The award was administered by Los Angeles Performance Practice, which engaged a panel of 51
industry peers who determined that Kosaka has created a significant body of work, produced
over a substantial period of time, that has engaged their communities and has made
a significant social impact. For his achievements, Kosaka will receive a $50,000 stipend.
“Hirokazu’s four decades of visual art and performances–as well as his tireless advocacy for
Japanese and Japanese American arts and culture–have inspired so many Californians,” said
Patricia Wyatt, JACCC President & CEO. “This is so well-deserved and comes on the heels of
Hirokazu receiving JACCC’s 2023 President’s Award and The Andy Warhol Foundation for the
Visual Arts’ Spring 2023 Curatorial Research Fellowship.”
To further contextualize the evolution of Kosaka’s artmaking, JACCC is currently working with
Guest curator Julie Lazar to develop a transdisciplinary exhibition, Hirokazu Kosaka: Art and
Asymmetry for Fall 2025.
To view the full list of the CAC’s Los Angeles County fellows, visit this link. Information about additional CAC Individual Artist Fellowship Program Regions outside of Los Angeles County is available at this link.

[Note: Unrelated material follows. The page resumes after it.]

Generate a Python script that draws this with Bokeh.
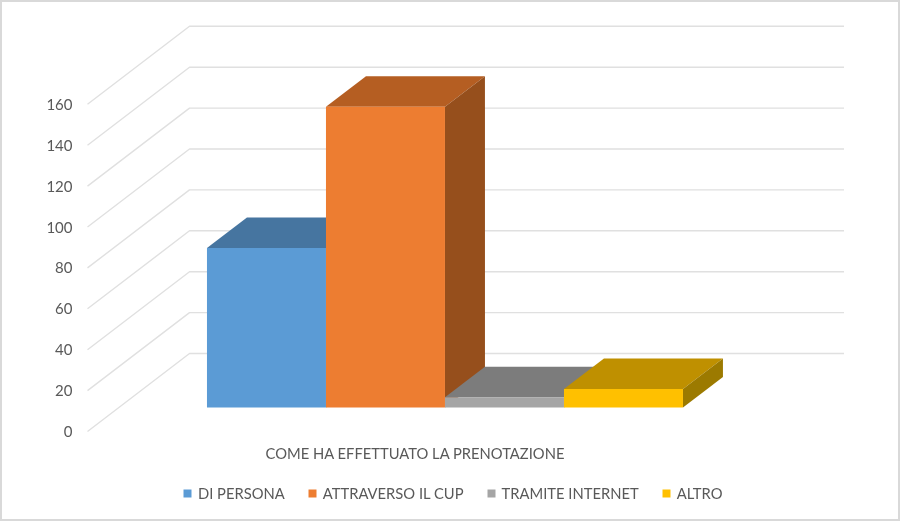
from bokeh.plotting import figure
from bokeh.embed import file_html
from bokeh.resources import INLINE
from bokeh.core.properties import value

series = ["DI PERSONA", "ATTRAVERSO IL CUP", "TRAMITE INTERNET", "ALTRO"]
values = [78, 147, 5, 9]
front_colors = ["#5B9BD5", "#ED7D31", "#A5A5A5", "#FFC000"]
top_colors = ["#4675A0", "#B55E22", "#7C7C7C", "#BF9000"]
side_colors = ["#3C6489", "#964F1C", "#696969", "#9C7A00"]
ticks = [0, 20, 40, 60, 80, 100, 120, 140, 160]
x_title = "COME HA EFFETTUATO LA PRENOTAZIONE"

W, H = 900, 521
PX_X = 119.0      # pixels per bar width
PX_Y = 2.045      # pixels per value unit
X0, Y0 = 87, 431  # pixel of the front-left floor corner
DEPTH_DX = 102 / PX_X
DEPTH_DY = 78 / PX_Y
FLOOR_W = 5.5     # 4 bars + gap width 150 %
GAP = 0.74
D0, D1 = 0.308, 0.70
FONT = value("Lato")
TXT = "#595959"


def proj(x, v, d):
    return x + d * DEPTH_DX, v + d * DEPTH_DY


def poly(points):
    pts = [proj(*q) for q in points]
    return [q[0] for q in pts], [q[1] for q in pts]


p = figure(
    width=W, height=H, output_backend="svg", toolbar_location=None,
    x_range=(-X0 / PX_X, (W - X0) / PX_X),
    y_range=(-(H - Y0) / PX_Y, Y0 / PX_Y),
    x_axis_location=None, y_axis_location=None, min_border=0,
    background_fill_color="white", border_fill_color="white",
)
p.styles = {"position": "fixed", "left": "0px", "top": "0px"}
p.grid.visible = False
p.outline_line_color = "#D9D9D9"
p.outline_line_width = 3

# walls: depth lines plus back-wall lines
for t in ticks:
    xs, ys = poly([(0, t, 0), (0, t, 1), (FLOOR_W, t, 1)])
    p.line(xs, ys, line_color="#E0E0E0", line_width=1.4)

# bars, left to right so that each one overlaps the previous
for i, v in enumerate(values):
    l, r = GAP + i, GAP + i + 1
    xs, ys = poly([(l, v, D0), (r, v, D0), (r, v, D1), (l, v, D1)])
    p.patch(xs, ys, fill_color=top_colors[i], line_color=None)
    xs, ys = poly([(r, 0, D0), (r, v, D0), (r, v, D1), (r, 0, D1)])
    p.patch(xs, ys, fill_color=side_colors[i], line_color=None)
    xs, ys = poly([(l, 0, D0), (r, 0, D0), (r, v, D0), (l, v, D0)])
    p.patch(xs, ys, fill_color=front_colors[i], line_color=None,
            legend_label=series[i])

# value labels
p.text([-15 / PX_X] * len(ticks), ticks, text=[str(t) for t in ticks],
       text_font=FONT, text_font_size="15px", text_color=TXT,
       text_align="right", text_baseline="middle")

# category-axis title
p.text([(415 - X0) / PX_X], [(Y0 - 452) / PX_Y], text=[x_title],
       text_font=FONT, text_font_size="14.75px", text_color=TXT,
       text_align="center", text_baseline="middle")

leg = p.legend[0]
leg.orientation = "horizontal"
leg.location = (182, 19)
leg.background_fill_alpha = 0
leg.border_line_color = None
leg.padding = 0
leg.margin = 0
leg.glyph_width = 10
leg.glyph_height = 10
leg.label_standoff = 6
leg.spacing = 22
leg.label_text_font = "Lato"
leg.label_text_font_size = "14.75px"
leg.label_text_color = TXT

open("out.html", "w").write(file_html(p, INLINE))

The California Arts Council is a state agency with a mission of strengthening arts, culture, and
creative expression as the tools to cultivate a better California for all. It supports local arts
infrastructure and programming statewide through grants, initiatives, and services. The
California Arts Council envisions a California where all people flourish with universal access to
and participation in the arts.
Members of the California Arts Council include: Consuelo Montoya, Chair; Vicki Estrada, Vice
Chair; Gerald Clarke; Caleb Duarte; Ellen Gavin; Leah Goodwin; Alex Israel; Phil Mercado;
Roxanne Messina Captor; Nicola Miner; and Olivia Raynor.
Los Angeles Performance Practice is a non-profit organization devoted to the production and
presentation of contemporary performances by artists whose work advances and challenges
multidisciplinary artistic practices. Our mission is to support a unique and diverse constellation
of artists and audiences through the active creation and presentation of groundbreaking
experiences that use innovative approaches to collaboration, technology, and social
engagement. Anchored in Los Angeles, our artists and projects have national and global reach.

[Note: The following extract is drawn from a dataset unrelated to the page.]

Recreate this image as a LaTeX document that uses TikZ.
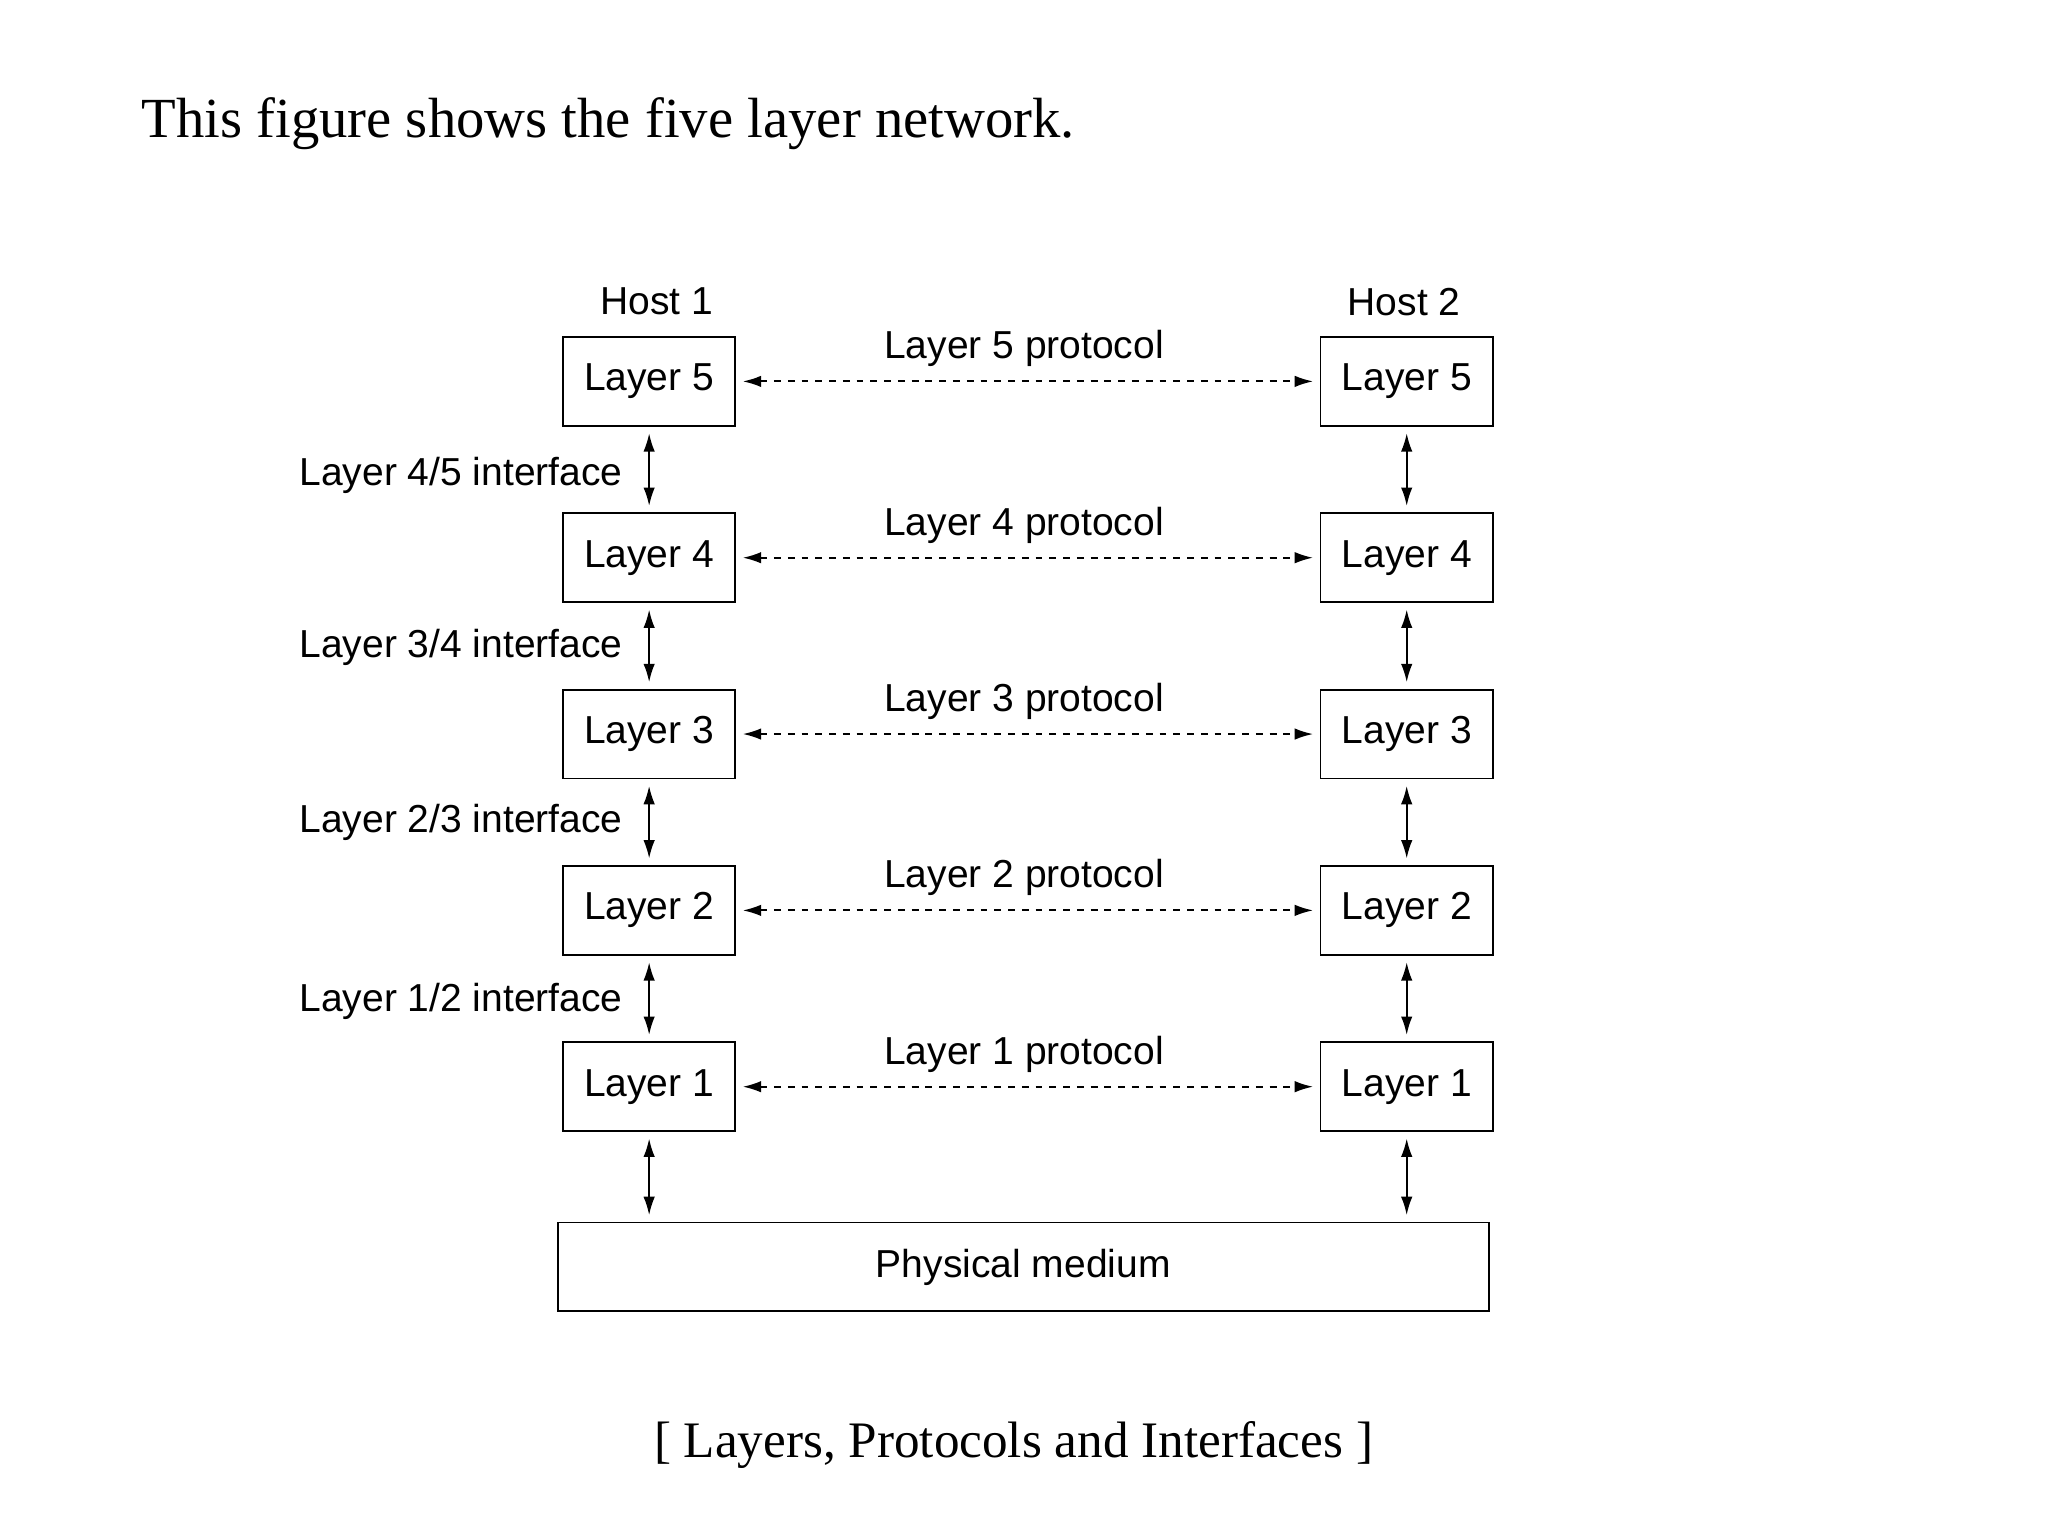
\documentclass[tikz,border=0pt]{standalone}
\usepackage{fontspec}
\setmainfont{Liberation Serif}
\newfontfamily\sansf{Liberation Sans}
\usetikzlibrary{arrows.meta}
\begin{document}
\begin{tikzpicture}[x=0.02cm,y=-0.02cm,
  box/.style={draw,thick,minimum width=2.64cm,minimum height=1.36cm,font=\sansf\fontsize{17}{20}\selectfont,inner sep=0pt},
  lbl/.style={font=\sansf\fontsize{17}{20}\selectfont,inner sep=0pt},
  proto/.style={dashed,thick,{Latex[length=8pt,width=5pt]}-{Latex[length=8pt,width=5pt]}},
  iface/.style={thick,{Latex[length=8pt,width=5pt]}-{Latex[length=8pt,width=5pt]}},
  big/.style={font=\fontsize{24.7}{28}\selectfont,inner sep=0pt}]
\useasboundingbox (0,0) rectangle (1568,1176);
\node[big,anchor=west] (title) at (108,95) {This figure shows the five layer network.};
\node[lbl] (h1) at (503,231) {Host 1};
\node[lbl] (h2) at (1075,231) {Host 2};
\foreach \n/\y in {5/292,4/427,3/562,2/697,1/832}{
  \node[box] (L\n) at (497,\y) {\raisebox{-2pt}{Layer \n}};
  \node[box] (R\n) at (1077,\y) {\raisebox{-2pt}{Layer \n}};
  \draw[proto] ([xshift=0.1cm]L\n.east) -- ([xshift=-0.1cm]R\n.west);
  \node[lbl] (p\n) at (784,\y-25) {Layer \n\ protocol};
}
\node[box,minimum width=14.26cm] (phys) at (783.5,970) {\raisebox{-2pt}{Physical medium}};
\foreach \u/\d in {5/4,4/3,3/2,2/1}{
  \draw[iface] ([yshift=-0.1cm]L\u.south) -- ([yshift=0.1cm]L\d.north);
  \draw[iface] ([yshift=-0.1cm]R\u.south) -- ([yshift=0.1cm]R\d.north);
}
\node[lbl,anchor=east] (i45) at (477,364) {Layer 4/5 interface};
\node[lbl,anchor=east] (i34) at (477,496) {Layer 3/4 interface};
\node[lbl,anchor=east] (i23) at (477,630) {Layer 2/3 interface};
\node[lbl,anchor=east] (i12) at (477,767) {Layer 1/2 interface};
\draw[iface] ([yshift=-0.1cm]L1.south) -- ([yshift=0.1cm]L1.south |- phys.north);
\draw[iface] ([yshift=-0.1cm]R1.south) -- ([yshift=0.1cm]R1.south |- phys.north);
\node[font=\fontsize{22.3}{26}\selectfont,inner sep=0pt] (cap) at (776,1106) {[ Layers, Protocols and Interfaces ]};
\end{tikzpicture}
\end{document}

Across a range of platforms and partnerships, we build an active network of contemporary
practitioners—curators and producers, artists and designers, audiences and patrons—all
leveraged in service to the ideas and issues of our time.

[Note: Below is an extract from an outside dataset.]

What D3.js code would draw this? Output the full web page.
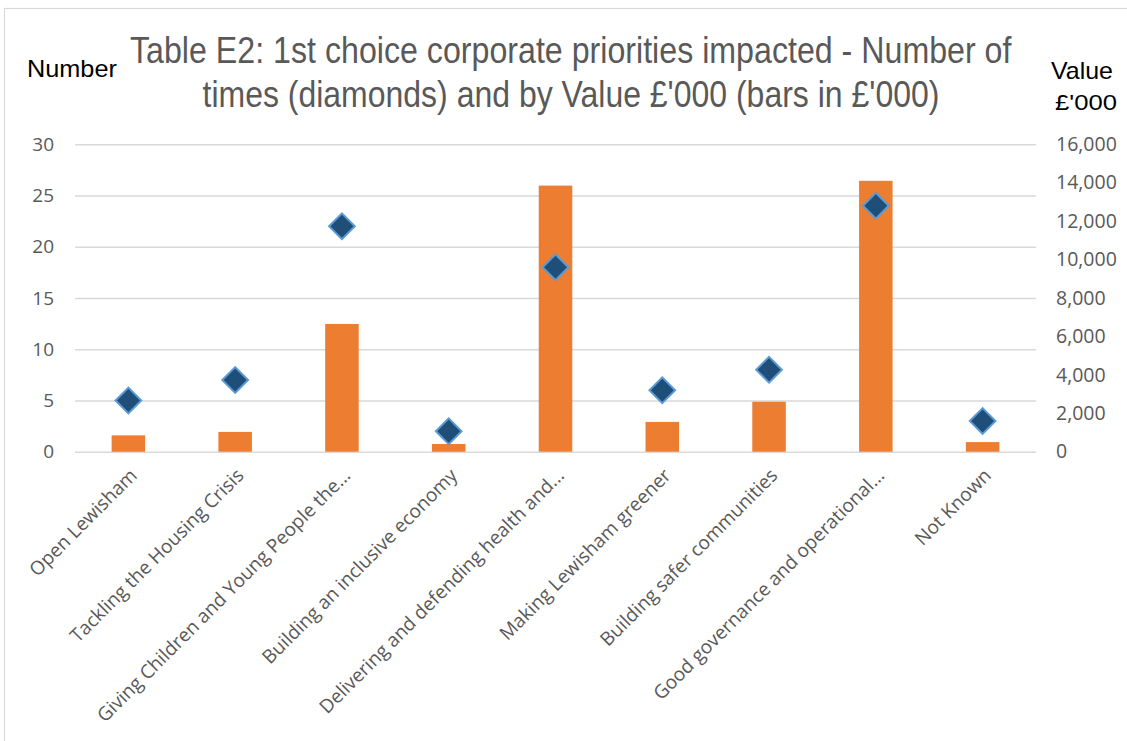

Founded in 1972, the Japanese American Cultural & Community Center (JACCC) is one of the largest ethnic arts and cultural centers of its kind in the United States. The Japanese American Cultural & Community Center weaves Japanese and Japanese American arts and culture into the fabric of our communities. JACCC remains firmly rooted in Little Tokyo, providing a vital place to build connections between people and cultures, locally and internationally. Through inclusive programs and authentic experiences, we continue our living traditions and nurture the next generation of innovative artists, culture-bearers, and thinkers.